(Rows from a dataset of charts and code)
★ ★ ★ ★ ★ ★ ★
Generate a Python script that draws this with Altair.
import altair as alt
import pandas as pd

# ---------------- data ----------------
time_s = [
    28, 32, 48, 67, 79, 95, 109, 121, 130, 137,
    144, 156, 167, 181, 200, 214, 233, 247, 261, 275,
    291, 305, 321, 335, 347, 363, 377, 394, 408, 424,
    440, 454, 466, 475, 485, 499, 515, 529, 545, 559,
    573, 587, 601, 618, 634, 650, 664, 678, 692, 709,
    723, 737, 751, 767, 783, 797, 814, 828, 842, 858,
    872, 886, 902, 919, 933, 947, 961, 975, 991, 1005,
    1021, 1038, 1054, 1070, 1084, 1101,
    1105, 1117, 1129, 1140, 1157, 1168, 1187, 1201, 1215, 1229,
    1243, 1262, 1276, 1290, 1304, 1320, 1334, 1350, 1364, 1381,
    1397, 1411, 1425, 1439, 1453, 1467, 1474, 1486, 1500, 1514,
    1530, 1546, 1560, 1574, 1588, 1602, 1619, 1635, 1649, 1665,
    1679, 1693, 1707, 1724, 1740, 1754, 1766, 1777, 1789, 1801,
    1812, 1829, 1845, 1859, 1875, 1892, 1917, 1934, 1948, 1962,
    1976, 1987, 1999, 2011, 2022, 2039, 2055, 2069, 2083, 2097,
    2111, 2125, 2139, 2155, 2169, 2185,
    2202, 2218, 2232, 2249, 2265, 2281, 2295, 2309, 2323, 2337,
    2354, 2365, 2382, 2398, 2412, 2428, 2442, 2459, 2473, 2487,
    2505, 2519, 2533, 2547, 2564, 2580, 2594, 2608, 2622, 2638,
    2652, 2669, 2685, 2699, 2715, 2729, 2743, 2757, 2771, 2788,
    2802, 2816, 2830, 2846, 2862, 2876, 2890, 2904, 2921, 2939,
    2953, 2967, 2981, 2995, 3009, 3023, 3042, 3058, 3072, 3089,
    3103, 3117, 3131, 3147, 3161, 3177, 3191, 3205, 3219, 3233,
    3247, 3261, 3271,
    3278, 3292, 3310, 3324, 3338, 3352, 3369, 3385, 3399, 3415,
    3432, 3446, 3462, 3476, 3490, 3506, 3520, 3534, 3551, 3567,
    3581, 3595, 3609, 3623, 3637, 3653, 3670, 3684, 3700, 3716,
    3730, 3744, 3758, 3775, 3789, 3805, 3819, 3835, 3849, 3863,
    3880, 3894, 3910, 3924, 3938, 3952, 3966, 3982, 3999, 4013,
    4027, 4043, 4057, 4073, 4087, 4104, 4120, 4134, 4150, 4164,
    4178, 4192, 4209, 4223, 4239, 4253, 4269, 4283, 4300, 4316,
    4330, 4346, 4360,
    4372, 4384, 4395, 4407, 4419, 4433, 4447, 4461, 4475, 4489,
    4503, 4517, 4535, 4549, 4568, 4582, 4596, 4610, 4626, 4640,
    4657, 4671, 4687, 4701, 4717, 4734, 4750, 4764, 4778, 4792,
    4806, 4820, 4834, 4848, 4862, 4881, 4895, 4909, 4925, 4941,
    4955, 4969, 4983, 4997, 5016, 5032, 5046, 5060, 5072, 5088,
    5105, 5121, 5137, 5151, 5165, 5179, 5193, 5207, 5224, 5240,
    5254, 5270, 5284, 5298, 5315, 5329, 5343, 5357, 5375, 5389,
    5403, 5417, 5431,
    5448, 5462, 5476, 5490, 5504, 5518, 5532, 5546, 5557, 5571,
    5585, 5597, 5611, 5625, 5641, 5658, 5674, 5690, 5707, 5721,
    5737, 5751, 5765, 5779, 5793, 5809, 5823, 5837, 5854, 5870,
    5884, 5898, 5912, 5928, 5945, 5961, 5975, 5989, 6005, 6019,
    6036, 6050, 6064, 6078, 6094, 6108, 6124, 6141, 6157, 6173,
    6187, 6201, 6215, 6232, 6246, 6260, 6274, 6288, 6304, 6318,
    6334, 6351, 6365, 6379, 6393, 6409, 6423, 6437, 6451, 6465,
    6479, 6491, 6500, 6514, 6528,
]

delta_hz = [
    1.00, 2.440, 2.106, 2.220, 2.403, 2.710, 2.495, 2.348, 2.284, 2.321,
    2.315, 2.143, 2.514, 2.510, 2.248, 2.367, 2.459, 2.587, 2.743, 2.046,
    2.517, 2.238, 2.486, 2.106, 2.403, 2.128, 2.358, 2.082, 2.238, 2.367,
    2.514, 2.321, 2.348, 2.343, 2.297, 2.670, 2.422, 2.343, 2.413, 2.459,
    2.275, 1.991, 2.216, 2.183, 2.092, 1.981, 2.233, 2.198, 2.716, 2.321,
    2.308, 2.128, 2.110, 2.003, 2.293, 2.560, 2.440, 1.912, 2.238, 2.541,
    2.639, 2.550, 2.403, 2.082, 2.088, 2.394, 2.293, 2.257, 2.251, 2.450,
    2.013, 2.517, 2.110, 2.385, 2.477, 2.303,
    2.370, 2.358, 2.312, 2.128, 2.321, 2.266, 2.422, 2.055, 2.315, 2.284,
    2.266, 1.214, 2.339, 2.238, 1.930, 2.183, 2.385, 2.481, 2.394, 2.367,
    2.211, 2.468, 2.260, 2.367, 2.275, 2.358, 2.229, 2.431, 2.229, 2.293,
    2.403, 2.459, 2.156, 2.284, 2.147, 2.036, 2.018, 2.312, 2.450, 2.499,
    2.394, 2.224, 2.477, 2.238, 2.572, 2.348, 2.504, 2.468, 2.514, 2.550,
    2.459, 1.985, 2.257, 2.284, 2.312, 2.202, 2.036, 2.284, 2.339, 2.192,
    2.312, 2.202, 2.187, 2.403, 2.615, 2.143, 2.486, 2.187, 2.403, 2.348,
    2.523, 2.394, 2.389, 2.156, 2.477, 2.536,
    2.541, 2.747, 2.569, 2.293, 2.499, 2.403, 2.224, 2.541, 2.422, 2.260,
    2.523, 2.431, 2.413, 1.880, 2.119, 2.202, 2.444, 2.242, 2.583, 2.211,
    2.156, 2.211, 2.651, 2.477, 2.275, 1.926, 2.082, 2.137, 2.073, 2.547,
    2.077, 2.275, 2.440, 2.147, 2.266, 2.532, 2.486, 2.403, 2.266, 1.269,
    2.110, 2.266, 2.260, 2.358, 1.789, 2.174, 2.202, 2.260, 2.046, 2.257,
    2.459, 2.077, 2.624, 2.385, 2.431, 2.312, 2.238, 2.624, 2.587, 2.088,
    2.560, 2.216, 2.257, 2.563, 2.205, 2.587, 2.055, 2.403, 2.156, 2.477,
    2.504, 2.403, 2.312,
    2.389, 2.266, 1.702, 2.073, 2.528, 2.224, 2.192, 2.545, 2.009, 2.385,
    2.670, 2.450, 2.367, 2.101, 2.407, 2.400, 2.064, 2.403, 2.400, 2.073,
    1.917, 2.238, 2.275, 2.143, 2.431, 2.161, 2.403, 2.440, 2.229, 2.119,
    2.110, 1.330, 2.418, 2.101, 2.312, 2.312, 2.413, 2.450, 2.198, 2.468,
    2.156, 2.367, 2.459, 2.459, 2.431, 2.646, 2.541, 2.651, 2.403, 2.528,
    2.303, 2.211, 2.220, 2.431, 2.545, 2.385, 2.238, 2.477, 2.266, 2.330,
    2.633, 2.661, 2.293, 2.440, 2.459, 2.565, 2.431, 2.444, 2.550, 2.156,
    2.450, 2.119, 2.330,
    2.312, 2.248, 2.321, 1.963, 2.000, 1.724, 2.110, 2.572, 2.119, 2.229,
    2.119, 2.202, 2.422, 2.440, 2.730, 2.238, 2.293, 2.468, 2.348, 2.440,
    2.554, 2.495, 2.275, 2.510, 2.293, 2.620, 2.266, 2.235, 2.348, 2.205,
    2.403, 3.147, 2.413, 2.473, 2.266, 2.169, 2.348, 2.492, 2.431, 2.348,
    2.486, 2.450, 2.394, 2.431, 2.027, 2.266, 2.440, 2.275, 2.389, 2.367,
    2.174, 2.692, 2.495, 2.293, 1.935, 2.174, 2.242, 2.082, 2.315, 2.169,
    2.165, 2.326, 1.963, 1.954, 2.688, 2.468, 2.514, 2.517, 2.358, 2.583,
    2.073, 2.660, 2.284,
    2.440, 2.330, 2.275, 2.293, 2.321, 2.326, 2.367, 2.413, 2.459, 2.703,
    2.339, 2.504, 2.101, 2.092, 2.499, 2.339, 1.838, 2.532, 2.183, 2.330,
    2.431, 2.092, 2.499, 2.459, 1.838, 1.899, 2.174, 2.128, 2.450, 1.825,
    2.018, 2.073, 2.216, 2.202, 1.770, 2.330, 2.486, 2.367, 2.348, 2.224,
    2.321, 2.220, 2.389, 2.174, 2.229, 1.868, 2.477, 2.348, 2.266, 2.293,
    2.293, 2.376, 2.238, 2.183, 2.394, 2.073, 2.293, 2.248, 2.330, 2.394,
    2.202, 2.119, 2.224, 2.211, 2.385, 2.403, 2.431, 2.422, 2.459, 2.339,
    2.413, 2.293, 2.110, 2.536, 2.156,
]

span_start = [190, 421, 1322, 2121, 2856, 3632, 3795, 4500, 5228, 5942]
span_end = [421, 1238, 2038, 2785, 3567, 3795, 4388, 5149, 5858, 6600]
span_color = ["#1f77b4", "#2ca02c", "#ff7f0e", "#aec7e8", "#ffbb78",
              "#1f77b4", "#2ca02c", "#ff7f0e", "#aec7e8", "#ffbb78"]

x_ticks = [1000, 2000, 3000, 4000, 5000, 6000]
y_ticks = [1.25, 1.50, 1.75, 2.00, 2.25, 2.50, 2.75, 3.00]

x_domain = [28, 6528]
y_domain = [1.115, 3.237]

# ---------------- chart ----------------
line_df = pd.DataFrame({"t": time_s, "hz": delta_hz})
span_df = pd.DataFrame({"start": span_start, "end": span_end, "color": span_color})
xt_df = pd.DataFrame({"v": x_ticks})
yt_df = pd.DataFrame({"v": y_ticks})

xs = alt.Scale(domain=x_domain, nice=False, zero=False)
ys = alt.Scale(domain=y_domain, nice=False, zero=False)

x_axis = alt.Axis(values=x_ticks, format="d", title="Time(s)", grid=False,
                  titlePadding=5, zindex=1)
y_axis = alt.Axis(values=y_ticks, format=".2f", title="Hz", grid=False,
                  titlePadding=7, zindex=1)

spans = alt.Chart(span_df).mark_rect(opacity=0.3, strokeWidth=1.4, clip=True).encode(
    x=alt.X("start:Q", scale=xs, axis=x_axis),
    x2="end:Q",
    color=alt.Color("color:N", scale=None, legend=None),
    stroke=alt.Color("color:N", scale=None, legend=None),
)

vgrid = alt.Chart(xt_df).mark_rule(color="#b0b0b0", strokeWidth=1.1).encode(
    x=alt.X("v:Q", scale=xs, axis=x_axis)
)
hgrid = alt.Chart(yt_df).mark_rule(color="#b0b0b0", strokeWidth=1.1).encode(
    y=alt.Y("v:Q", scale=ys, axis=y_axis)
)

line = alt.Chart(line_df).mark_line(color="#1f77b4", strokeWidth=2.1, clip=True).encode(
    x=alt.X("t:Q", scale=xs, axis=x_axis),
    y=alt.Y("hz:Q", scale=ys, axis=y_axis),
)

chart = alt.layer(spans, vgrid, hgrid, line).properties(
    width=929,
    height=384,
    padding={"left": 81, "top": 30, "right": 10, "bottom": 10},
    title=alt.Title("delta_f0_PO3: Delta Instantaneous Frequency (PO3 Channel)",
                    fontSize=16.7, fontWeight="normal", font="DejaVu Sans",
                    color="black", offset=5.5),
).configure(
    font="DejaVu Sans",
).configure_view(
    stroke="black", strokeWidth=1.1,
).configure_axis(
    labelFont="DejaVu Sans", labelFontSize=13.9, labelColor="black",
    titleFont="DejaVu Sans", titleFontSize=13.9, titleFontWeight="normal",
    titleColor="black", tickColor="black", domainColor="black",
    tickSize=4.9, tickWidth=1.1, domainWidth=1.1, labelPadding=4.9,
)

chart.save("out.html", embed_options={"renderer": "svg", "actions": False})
★ ★ ★ ★ ★ ★ ★
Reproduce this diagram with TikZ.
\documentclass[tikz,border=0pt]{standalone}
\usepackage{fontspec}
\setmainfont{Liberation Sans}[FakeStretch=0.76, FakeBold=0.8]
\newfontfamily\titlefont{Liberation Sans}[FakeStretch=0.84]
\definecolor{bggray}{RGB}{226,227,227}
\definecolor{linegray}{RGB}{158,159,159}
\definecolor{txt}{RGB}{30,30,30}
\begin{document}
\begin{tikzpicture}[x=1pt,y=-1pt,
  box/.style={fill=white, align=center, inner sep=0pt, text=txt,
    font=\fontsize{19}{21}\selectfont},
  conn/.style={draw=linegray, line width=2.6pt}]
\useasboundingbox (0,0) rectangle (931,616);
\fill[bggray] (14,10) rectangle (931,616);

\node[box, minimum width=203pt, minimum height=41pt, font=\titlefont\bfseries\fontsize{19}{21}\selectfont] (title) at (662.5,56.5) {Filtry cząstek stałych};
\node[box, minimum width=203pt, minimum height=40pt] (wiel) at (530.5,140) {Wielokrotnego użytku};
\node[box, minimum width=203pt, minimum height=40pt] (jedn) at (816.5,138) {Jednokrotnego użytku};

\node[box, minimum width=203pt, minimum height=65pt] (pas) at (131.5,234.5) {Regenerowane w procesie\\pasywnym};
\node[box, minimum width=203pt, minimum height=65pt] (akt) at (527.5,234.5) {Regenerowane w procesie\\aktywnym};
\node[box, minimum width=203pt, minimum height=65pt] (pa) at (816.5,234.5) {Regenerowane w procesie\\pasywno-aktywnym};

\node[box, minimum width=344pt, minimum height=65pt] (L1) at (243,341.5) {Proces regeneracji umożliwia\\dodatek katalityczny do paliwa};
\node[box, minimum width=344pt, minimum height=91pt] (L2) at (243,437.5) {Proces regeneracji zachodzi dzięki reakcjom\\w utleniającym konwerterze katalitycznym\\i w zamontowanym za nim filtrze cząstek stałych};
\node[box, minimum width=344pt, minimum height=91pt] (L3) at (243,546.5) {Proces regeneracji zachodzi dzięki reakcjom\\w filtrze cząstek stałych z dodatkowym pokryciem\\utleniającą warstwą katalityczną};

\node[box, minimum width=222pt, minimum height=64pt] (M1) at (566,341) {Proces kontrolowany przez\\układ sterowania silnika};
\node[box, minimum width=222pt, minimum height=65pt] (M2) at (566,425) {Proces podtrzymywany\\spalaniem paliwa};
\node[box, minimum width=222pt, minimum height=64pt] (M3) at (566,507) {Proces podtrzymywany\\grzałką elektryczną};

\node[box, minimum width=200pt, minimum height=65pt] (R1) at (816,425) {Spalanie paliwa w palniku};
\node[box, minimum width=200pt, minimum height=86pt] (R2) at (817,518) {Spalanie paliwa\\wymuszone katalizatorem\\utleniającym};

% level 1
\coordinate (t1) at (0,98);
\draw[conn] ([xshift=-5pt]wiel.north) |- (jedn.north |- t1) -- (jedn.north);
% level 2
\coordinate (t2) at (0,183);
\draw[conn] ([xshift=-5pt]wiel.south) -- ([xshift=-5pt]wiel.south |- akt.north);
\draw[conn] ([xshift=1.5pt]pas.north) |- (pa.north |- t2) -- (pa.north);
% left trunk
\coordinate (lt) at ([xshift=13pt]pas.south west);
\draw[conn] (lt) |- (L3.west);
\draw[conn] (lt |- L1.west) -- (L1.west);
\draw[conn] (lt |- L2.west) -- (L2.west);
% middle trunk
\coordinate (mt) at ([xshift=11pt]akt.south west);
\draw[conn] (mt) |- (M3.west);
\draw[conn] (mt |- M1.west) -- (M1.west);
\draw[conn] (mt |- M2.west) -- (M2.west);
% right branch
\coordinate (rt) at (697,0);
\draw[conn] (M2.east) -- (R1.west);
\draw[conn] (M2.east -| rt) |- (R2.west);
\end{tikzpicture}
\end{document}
★ ★ ★ ★ ★ ★ ★
▶ **GOAL**: Exactly the lines from the one holding "Generate a Python" through the one holding "import pandas as pd" should be printed, ends included.

▶ **ANSWER BELOW**:
Generate a Python script that draws this with Altair.
import altair as alt
import pandas as pd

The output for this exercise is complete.